***** Data extract *****

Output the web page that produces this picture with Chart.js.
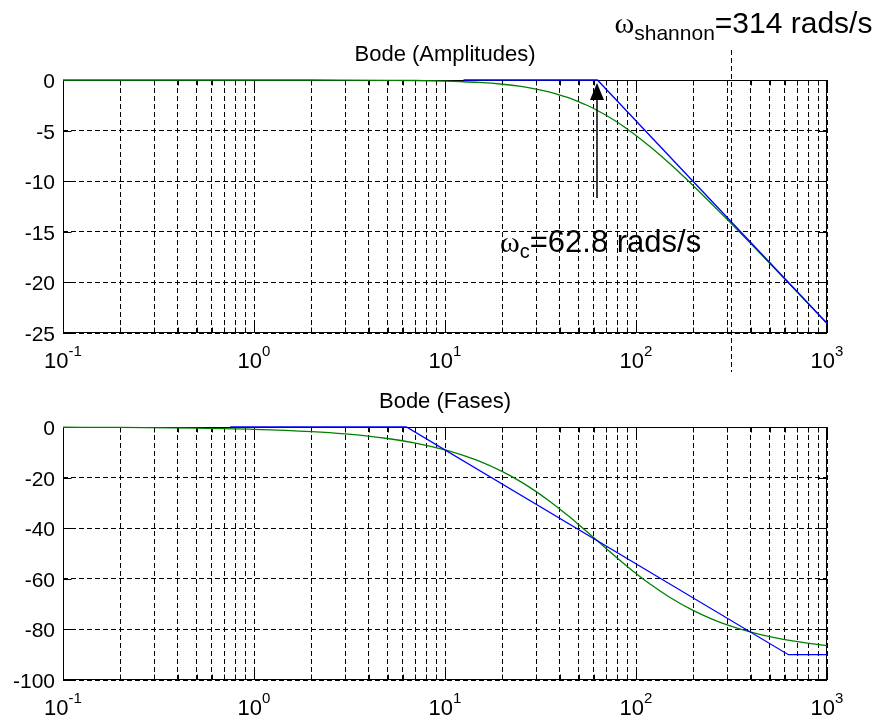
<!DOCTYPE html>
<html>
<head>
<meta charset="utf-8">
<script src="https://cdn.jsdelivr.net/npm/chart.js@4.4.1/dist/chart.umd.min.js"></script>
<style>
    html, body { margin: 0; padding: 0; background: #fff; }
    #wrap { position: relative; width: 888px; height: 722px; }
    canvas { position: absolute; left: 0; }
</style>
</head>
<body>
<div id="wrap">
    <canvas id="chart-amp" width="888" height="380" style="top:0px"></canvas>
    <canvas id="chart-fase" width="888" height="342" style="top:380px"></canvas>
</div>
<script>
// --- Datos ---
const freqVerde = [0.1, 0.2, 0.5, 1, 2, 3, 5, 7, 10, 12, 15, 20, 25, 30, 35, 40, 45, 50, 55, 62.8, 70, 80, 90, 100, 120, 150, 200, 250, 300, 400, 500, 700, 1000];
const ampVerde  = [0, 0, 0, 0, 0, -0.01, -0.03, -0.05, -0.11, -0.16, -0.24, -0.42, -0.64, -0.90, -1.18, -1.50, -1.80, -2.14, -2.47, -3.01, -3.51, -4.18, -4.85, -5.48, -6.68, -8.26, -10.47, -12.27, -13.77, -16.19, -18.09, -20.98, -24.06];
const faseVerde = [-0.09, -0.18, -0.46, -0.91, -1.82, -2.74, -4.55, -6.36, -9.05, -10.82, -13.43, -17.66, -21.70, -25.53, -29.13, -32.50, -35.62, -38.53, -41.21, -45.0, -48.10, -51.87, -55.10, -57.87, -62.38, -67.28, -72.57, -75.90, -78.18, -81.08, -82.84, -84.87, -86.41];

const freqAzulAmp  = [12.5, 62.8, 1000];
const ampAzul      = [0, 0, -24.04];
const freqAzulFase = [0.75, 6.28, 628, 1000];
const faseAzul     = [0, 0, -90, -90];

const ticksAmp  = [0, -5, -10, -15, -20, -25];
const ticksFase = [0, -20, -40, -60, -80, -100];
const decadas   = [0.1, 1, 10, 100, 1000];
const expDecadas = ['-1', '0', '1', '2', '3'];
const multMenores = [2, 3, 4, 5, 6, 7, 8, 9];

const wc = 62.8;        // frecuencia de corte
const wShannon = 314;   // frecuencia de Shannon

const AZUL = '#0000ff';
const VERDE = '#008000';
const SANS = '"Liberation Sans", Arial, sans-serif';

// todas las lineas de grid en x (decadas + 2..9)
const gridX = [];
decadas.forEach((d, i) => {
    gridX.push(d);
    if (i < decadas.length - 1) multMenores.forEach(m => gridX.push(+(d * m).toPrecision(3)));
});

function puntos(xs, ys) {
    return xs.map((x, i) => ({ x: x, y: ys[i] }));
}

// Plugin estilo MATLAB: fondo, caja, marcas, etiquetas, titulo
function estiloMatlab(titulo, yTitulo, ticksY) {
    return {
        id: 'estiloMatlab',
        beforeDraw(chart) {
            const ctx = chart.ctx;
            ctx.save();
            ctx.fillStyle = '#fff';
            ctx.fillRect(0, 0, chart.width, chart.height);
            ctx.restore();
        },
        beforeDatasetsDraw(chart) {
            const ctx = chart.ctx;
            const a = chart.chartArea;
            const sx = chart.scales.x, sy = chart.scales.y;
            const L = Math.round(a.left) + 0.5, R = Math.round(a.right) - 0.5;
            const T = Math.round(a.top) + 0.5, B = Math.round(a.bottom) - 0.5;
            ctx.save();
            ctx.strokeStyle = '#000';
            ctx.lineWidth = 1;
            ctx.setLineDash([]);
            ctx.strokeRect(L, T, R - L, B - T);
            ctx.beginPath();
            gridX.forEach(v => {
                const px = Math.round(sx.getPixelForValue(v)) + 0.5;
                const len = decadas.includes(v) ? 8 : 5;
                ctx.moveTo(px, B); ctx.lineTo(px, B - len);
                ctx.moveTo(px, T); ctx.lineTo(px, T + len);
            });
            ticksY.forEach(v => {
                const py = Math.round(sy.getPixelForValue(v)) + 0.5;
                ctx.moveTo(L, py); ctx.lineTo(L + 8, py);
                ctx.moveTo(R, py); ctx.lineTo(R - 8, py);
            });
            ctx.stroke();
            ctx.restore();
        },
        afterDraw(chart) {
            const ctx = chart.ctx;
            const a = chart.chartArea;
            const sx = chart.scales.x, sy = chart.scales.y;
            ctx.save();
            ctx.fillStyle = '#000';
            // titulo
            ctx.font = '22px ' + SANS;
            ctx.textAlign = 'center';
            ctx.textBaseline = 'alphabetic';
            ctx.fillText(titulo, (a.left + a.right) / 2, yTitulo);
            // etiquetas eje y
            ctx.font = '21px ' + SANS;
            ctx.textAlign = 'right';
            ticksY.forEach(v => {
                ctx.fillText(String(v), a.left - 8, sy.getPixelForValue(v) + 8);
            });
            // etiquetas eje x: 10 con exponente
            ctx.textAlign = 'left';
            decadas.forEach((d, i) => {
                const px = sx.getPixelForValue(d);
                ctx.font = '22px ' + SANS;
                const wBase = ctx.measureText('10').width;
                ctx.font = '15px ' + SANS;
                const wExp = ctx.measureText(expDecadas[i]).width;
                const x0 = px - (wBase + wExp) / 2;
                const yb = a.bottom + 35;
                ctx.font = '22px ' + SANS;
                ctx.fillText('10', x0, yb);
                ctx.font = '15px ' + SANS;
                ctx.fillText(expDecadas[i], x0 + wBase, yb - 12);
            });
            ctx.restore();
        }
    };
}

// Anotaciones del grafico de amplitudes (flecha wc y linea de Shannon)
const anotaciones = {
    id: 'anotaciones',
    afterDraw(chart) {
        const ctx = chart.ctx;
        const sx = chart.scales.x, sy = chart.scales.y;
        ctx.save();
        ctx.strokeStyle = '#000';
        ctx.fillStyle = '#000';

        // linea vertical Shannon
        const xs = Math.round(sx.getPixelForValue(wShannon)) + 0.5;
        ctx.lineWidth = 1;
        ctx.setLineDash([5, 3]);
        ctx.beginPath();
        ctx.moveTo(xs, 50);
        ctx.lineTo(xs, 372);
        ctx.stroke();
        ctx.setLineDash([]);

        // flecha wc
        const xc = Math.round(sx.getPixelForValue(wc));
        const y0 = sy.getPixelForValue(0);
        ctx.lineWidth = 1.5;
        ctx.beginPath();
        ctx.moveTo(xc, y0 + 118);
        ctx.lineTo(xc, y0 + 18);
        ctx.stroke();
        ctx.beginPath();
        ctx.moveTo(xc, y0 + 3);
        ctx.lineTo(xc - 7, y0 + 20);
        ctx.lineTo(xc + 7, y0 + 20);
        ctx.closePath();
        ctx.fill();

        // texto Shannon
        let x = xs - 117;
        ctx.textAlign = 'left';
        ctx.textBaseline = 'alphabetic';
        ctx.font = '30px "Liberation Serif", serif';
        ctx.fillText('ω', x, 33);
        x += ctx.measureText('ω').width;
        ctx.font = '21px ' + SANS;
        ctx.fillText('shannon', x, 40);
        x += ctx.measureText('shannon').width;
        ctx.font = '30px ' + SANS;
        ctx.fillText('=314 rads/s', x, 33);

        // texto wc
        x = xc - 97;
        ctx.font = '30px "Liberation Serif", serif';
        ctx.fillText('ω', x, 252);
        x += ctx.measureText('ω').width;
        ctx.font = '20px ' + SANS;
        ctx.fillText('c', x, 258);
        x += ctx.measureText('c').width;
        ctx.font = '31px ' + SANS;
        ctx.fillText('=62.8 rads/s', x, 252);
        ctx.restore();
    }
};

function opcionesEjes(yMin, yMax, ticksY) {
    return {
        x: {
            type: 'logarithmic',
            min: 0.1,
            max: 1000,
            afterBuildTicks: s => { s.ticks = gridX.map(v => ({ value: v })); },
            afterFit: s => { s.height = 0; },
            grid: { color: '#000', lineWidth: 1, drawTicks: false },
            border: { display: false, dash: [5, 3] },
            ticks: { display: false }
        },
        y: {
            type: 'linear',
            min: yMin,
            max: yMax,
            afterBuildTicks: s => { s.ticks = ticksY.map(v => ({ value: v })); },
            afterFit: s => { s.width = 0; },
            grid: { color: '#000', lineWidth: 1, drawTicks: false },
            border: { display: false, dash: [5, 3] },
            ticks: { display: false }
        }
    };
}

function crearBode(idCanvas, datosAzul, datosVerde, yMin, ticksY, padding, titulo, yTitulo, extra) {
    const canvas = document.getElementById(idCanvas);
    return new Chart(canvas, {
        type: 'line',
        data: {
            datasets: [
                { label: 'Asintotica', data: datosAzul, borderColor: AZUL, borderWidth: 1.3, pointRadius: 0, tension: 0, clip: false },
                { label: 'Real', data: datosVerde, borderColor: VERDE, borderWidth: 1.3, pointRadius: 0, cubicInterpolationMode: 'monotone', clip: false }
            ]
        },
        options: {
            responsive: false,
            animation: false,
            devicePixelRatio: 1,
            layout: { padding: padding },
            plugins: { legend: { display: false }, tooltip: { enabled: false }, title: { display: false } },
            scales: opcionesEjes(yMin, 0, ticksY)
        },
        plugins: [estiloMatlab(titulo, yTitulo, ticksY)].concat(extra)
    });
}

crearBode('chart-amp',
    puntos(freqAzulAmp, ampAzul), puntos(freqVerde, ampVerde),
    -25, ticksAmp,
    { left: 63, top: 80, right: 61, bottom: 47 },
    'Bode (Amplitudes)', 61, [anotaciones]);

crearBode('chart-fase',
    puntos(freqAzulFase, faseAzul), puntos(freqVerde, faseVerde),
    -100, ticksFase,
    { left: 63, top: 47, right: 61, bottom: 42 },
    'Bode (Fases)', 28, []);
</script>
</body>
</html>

*****
***** Data extract *****

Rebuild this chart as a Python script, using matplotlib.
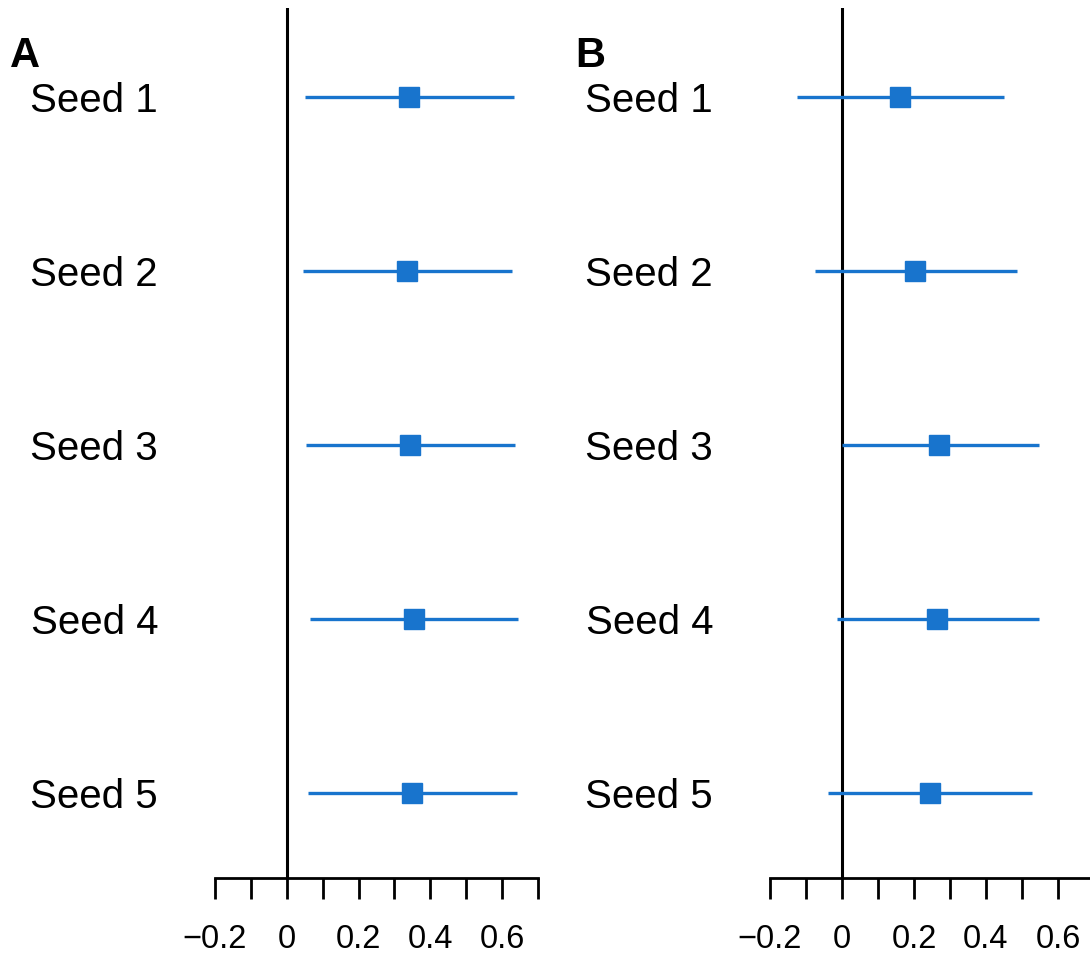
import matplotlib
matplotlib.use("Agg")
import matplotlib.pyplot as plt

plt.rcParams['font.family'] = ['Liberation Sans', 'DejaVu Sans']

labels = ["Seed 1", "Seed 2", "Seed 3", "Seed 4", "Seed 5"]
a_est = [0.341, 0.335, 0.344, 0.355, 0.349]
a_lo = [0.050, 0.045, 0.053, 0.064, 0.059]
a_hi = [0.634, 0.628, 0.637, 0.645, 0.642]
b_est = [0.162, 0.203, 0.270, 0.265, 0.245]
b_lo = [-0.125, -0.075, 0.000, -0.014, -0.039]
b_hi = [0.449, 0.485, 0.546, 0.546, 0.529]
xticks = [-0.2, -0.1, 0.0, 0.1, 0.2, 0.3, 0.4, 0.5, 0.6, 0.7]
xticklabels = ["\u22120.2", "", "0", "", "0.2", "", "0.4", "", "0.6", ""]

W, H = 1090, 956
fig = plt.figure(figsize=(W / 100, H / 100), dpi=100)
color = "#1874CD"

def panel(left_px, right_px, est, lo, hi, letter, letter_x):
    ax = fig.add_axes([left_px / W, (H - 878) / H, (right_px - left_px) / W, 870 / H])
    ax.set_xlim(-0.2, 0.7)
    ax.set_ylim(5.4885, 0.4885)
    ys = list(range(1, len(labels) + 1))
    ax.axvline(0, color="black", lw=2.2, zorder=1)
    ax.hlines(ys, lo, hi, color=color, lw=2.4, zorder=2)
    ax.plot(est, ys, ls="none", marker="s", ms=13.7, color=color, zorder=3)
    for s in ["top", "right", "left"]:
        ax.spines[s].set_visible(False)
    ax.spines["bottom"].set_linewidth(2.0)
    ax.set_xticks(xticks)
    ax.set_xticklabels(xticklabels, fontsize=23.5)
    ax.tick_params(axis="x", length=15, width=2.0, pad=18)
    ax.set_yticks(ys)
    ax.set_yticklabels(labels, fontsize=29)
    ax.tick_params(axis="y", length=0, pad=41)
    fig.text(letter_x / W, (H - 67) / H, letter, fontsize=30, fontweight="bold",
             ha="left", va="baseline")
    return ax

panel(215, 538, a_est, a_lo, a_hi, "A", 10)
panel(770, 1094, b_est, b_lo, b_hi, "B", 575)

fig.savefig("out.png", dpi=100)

*****

Task description –
The lines to reproduce run from the one above containing "Rebuild this chart" through the one containing "plt.rcParams['font.family'] = ['Liberation". Copy them exactly and leave out all pictures.

Task answer –
Rebuild this chart as a Python script, using matplotlib.
import matplotlib
matplotlib.use("Agg")
import matplotlib.pyplot as plt

plt.rcParams['font.family'] = ['Liberation Sans', 'DejaVu Sans']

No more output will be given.